Why might these men come up in disparate places in wildly different ways? Because they offer wisdom that has been lost.
Attachment is a concept I like while simultaneously lacking the vocabulary to explain what it is. Let’s start with this: Right now is a great time to put aside the notion that attachment necessitates co-sleeping with babies and breastfeeding until age five. Attachment culture is something different. It supports children’s growth in deep connection with those who can help them mature and grow, rooted in a history, grounded in secure adult (usually parental) love.
Neufeld writes attachment is, “most simply stated, a force of attraction pulling two bodies toward each other.” The contrast with our culture is stark. We are oriented only to today, to our peers and lack the security of place that comes from growing up surrounded by an intergenerational community.
Almost by default, North America must be a detached culture, given we are a place made up of immigrants — people who had to leave family behind. We can’t rely on the wisdom of elders we don’t know and never see. From that extends a near idolization of independence and autonomy.
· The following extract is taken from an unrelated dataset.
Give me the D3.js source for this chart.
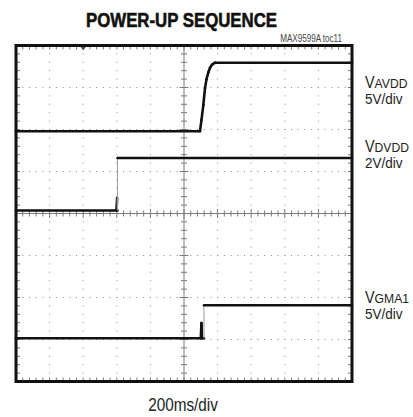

There’s plenty of implications of this, and I’ll raise just one around child care. Even in raising the smallest of children, we tend to over-value independence. We’ve struggled mightily to keep our daughter home, physically close to us, until age four, which is not exactly what I’d call a ripe old age. The default, largely for economic reasons, is early daycare.
Before you jump on me for asserting that daycare is bad, that is precisely not my point. An attachment-friendly culture can have daycares — but these would look different. They would aim to partner with parents in strengthening and encouraging parental authority. Doing so might mean a daycare worker coming into your home first to get to know you and your child — before you drop your child off elsewhere. Valuing attachment would certainly mean that legal ratios of one adult for five infants would not exist.
If you live thousands of miles from family and struggle to find someone trustworthy to babysit your child; if you wish for a world in which you could have a local bar where everybody knows your name, or a grocery store where the clerk might recognize you — then you might also be mourning a world that values attachment. Religious communities were once a strong source of connection but only 10 per cent of Canadians actually go weekly. And going is no guarantee of finding community.
As a teenager, I spent six weeks in a small Bavarian town. The summer was filled with festivals. We, the teenaged guests, would go to the biergartens with our “gastfamilien.” The parents and their kids would all hang out together. I still remember my shock that adults came to the party. Replicating an attachment village in modern Canada is a near full time job and nearly impossible.
Attachment does not make headlines. That’s true if we are talking about attachment theory. But when a roving band of girls murders a man on Toronto streets, we can bet they were not firmly rooted in the knowledge of who they are as beloved daughters of parents who lead them to maturity, in a community that cares.
Attachment matters — if only in its absence.